Ni que decir tiene que le estaré siempre agradecido por haberme escrito y por haberse disculpado sinceramente, de igual modo que yo me he disculpado y he reconocido que fui injusto con él. Y le estaré siempre agradecido por guardar tan buen recuerdo de mí, como yo lo guardo de él, pues es lo que ha hecho posible que nos podamos reencontrar. Pero, sobre todo, le estaré eternamente agradecido por devolverme la ilusión y la confianza en las [buenas] personas y la fe en la palabra como solución a los conflictos y en el perdón sincero. Ya estoy harto de esos perdones que no son reales; si perdonas, lo haces con todas las consecuencias, eso de “yo perdono, pero no olvido” y los “yo no te guardo rencor, pero ya nunca será igual” hablan y actúan por boca del orgullo. Y el orgullo para lo único que sirve es para distanciarte de las personas que de verdad te quieren. Si alguien te dice que te perdona pero el posterior trato que te dispensa ha cambiado con respecto al que te dispensaba antes de la discusión o el malentendido, lo único que hace es generarte la terrible sensación de culpa.
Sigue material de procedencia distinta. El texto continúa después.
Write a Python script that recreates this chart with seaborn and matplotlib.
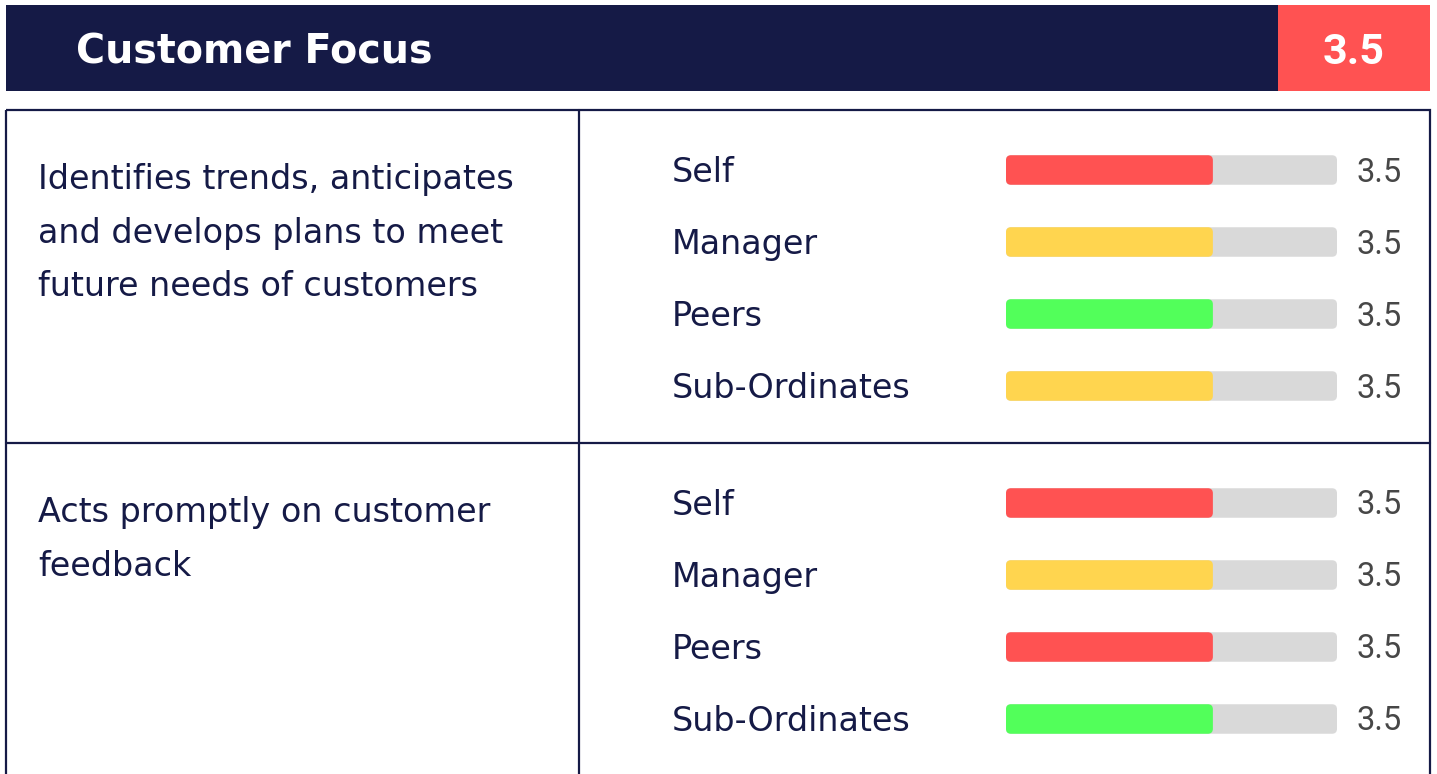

Y aunque la culpa es un poderoso motivo literario y fundamental para la filosofía existencialista, cuando se hace sentir a las personas reales puede tener efectos muy nocivos.
Y yo necesito rodearme de gente que sepa ver sus fallos y que me pida perdón si se han equivocado, de igual modo que necesito que sepan perdonarme a mí, porque lo van a tener que hacer si de verdad me quieren tener en sus vidas: ¡me equivoco tantas veces!
[2] No tiene nada de raro, ya lo sé, eso de que los nuevos amigos que haces en la vida de adulto los encuentres en el trabajo, es lógico, pues pasamos más horas con los compañeros que con nuestras parejas, familias y amigos de siempre, no en vano nuestros horarios coinciden con los de ellos. Sin ir más lejos, a la decepción de la que hablaba antes también la “conocí” en mi actual trabajo, donde además creo que he hecho dos o tres buenos amigos más.